Lumen Gentium clearly outlines that the episcopacy “is a distinct order,” Clark continued, with which “comes the unique prerogative and power to ordain validly to the diaconate, priesthood, and episcopacy.”
Further, one also cannot plausibly argue that conferring Holy Orders — whether that be of a bishop or priest — does not belong to papal regulation, Clark wrote. He cited Pastor Aeternus, the First Vatican Council’s decree on papal primacy, declaring that the Pope exercises full and supreme power of jurisdiction over the whole Church in matters of faith and morals, as well as over “the discipline and government of the church dispersed throughout the whole world”.
Clark argued that it is clear it is the pope’s responsibility “to moderate the dispensation of the sacraments,” especially the choosing of fellow clergy and in particular, the choosing of bishops.
“To put it more bluntly,” Clark wrote, “if the selection of bishops does not belong to the ecclesiastical jurisdiction of the Roman pontiff, then nothing does. Else, as in the lawless days of the Judges, everyone would be left to do what was right in his own mind. So, in the end, the consecrations are an act of schism, even if it is not the express intention, somewhat like a man who claims he did not intend to kill his victim but only to administer a lethal poison.”
The virtue of obedience and the necessity of structure
Lastly, Clark argued that even if everything he has said was incorrect, the responsibility of any priestly society or cleric could be upheld through “a childlike trust in God’s providence over His Church working through simple obedience.”
The hierarchy of clergy offices is not to create “polite symbolic requests for unnecessary permission,” but rather for order, Clark wrote.
“God wants those who have the office and accompanying grace of state to be stewards over the Church,” Clark wrote, “with God working out the salvation of the multitudes in His own way, in His own time, even sometimes through unworthy hierarchs.”
He also argued that God may raise up a saint the SSPX cannot anticipate who will bring the Church out of its present challenges, perhaps even without the SSPX’s involvement.

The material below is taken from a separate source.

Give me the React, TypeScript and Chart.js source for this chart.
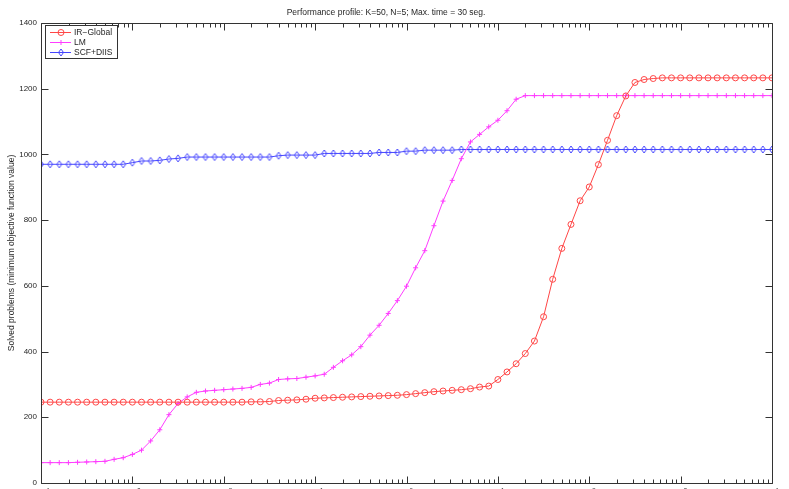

Clark wrote that the SSPX has been working to “solve the crisis” for more than 50 years, but as the SSPX itself has said, the alleged situation is even worse today than when the society began its efforts — so what may be different this time?
“The SSPX simply thinks it is the only safe guardian of the Catholic Faith, and that the Pope must therefore listen to them about what to do — or else they will do what they want,” Clark contended. “They asked for a mandate for their consecrations as a gesture of politeness, not out of true obedience as sons.”
Can love justify schism?
Finally, Clark pushed back on the argument that the SSPX’s decision is motivated by love and concern for souls.
“No doubt they do care for souls, but the first soul one must attend to is one’s own,” he wrote. “Every schismatic and every disobedient person claims they are acting for the greater good. Yet the greatest good lies in doing the will of God, even when one is the subject of a superior with less talent than oneself, and even when the superior is evil. Even should bad motives enter into a command which is materially legitimate, God’s motives are never bad.”